В толпе граждане не рождаются. История убеждает нас, что все более или менее общественно значимые идеи сначала возникали в головах интеллектуалов и только потом распространялись в массах. Правда, распространялись они по-разному и очень часто просто навязывались. Но так можно формировать психологию масс, а не граждан. Нравственная составляющая интеллигентности потому и является социально необходимой, что интеллигент (в идеале, естественно) хочет не обмануть, а убедить других — путем взаимного с ними сопереживания. Взаимность, подчеркну, должна быть обязательной: чтобы поверили вам, нужно самому уметь сочувствовать. Для этого надо пытаться преодолевать разъединяющие людей барьеры, а не создавать их искусственно. Т.е., как минимум, нельзя закрываться в своей нише. А интеллектуальный элемент интеллигентской рефлексии имеет общественное значение потому, что человек, желающий познать истину, должен знать позицию своих оппонентов. Иными словами, интеллигент всегда заинтересован в диалоге, в честных дебатах. Если такие дебаты будут публичными, наш сегодняшний обыватель научится сопоставлять аргументы сторон и делать самостоятельные выводы. Когда ему придется принимать общественно важные решения (во время выборов, например), он это сделает уже не как обыватель, а как гражданин. Заморочить ему голову PR-кампаниями будет совсем не просто.

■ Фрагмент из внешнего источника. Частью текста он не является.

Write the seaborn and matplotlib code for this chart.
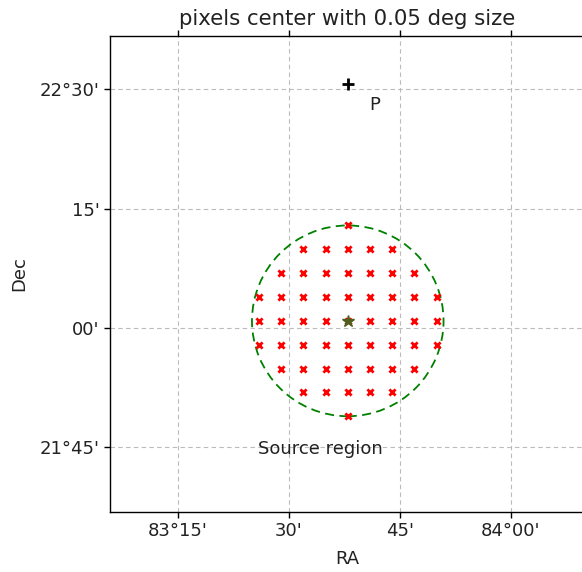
import numpy as np
import pandas as pd
import matplotlib
matplotlib.use("Agg")
import matplotlib.pyplot as plt
import seaborn as sns
from matplotlib.patches import Ellipse
from matplotlib.ticker import FixedLocator, FixedFormatter

# ---------------- data ----------------
src_ra, src_dec = 83.633, 22.0145          # source (region centre)
src_radius = 0.2                            # deg
p_ra, p_dec = 83.633, 22.512                # point P

# pixel centres (0.05 deg) inside the source region, row by row
row_dec = [22.2145, 22.1645, 22.1145, 22.0645, 22.0145, 21.9645, 21.9145, 21.8645, 21.8145]
row_ra = [
    [83.633],
    [83.533, 83.583, 83.633, 83.683, 83.733],
    [83.483, 83.533, 83.583, 83.633, 83.683, 83.733, 83.783],
    [83.433, 83.483, 83.533, 83.583, 83.633, 83.683, 83.733, 83.783, 83.833],
    [83.433, 83.483, 83.533, 83.583, 83.633, 83.683, 83.733, 83.783, 83.833],
    [83.433, 83.483, 83.533, 83.583, 83.633, 83.683, 83.733, 83.783, 83.833],
    [83.483, 83.533, 83.583, 83.633, 83.683, 83.733, 83.783],
    [83.533, 83.583, 83.633, 83.683, 83.733],
    [83.633],
]

ra_ticks = [83.25, 83.5, 83.75, 84.0]
ra_labels = ["83°15'", "30'", "45'", "84°00'"]
dec_ticks = [22.5, 22.25, 22.0, 21.75]
dec_labels = ["22°30'", "15'", "00'", "21°45'"]

title = "pixels center with 0.05 deg size"

pix = pd.DataFrame(
    [(ra, d) for d, ras in zip(row_dec, row_ra) for ra in ras],
    columns=["RA", "Dec"],
)

# ---------------- plot ----------------
sns.set_style("white")
plt.rcParams["font.family"] = ["DejaVu Sans"]

W, H = 582, 572
fig = plt.figure(figsize=(W / 100, H / 100), dpi=100)
ax = fig.add_axes([110 / W, 60 / H, 475 / W, 476 / H])

ax.set_xlim(83.0975, 84.1673)
ax.set_ylim(21.6137, 22.6117)

ax.grid(True, color="#bbbbbb", linestyle=(0, (4, 3)), linewidth=0.8)
ax.set_axisbelow(True)

sns.scatterplot(data=pix, x="RA", y="Dec", marker="x", color="red",
                s=20, linewidth=2.0, ax=ax, legend=False, zorder=3)

ax.plot([src_ra], [src_dec], marker="*", color="#4f5e1f", markersize=9,
        linestyle="none", zorder=4)
ax.plot([p_ra], [p_dec], marker="+", color="black", markersize=8,
        markeredgewidth=2, linestyle="none", zorder=4)

circ = Ellipse((src_ra, src_dec), width=2 * src_radius / np.cos(np.radians(src_dec)),
               height=2 * src_radius, fill=False, edgecolor="green",
               linestyle=(0, (5, 3)), linewidth=1.3, zorder=2)
ax.add_patch(circ)

ax.text(83.693, 22.467, "P", ha="center", va="center", fontsize=13, color="#222222")
ax.text(83.572, 21.746, "Source region", ha="center", va="center", fontsize=13,
        color="#222222")

ax.xaxis.set_major_locator(FixedLocator(ra_ticks))
ax.xaxis.set_major_formatter(FixedFormatter(ra_labels))
ax.yaxis.set_major_locator(FixedLocator(dec_ticks))
ax.yaxis.set_major_formatter(FixedFormatter(dec_labels))
ax.tick_params(axis="both", which="major", direction="out", length=4, width=1,
               labelsize=13, colors="black", labelcolor="#222222",
               top=True, right=True, bottom=True, left=True)

for s in ax.spines.values():
    s.set_color("black")
    s.set_linewidth(1.0)

ax.set_xlabel("RA", fontsize=13, labelpad=7, color="#222222")
ax.set_ylabel("Dec", fontsize=13, labelpad=8, color="#222222")
ax.set_title(title, fontsize=15.3, pad=8, color="#222222")

fig.savefig("out.png", dpi=100)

Здесь я коснулся лишь одного из многих вопросов формирования гражданского общества. У нас этот процесс, несомненно, связан и с проведением политической реформы, и появлением хотя бы относительно самостоятельных (не только от власти, но и от тех, кто платит) средств массовой информации. В частности, очень важно, чтобы какое-то влиятельное издание согласилось предоставить страницу для обсуждения общественных проблем в режиме диалога между интеллигентами, независимо от их политических взглядов. Многие редакторы газет и журналов будут утверждать, что так и делают, но на практике задолго до каких-либо выборов они начинают выполнять заказ той или иной партии, того или иного политика. И, соответственно, меняют свою редакционную линию. А общественный диалог интеллигентов нельзя прерывать. Читатель должен привыкнуть к нему, поверить в то, что, по крайней мере, эту страницу он будет читать всегда, независимо от того, какая сейчас политическая погода и на кого работает в данный момент газета или журнал. В советские времена роль посредника между интеллигентами огромной империи выполняли «толстые» журналы. Сегодня это место вакантно, во всяком случае — в Украине.
Вот к чему свелись размышления человека, марширующего — сам по себе — в толпе.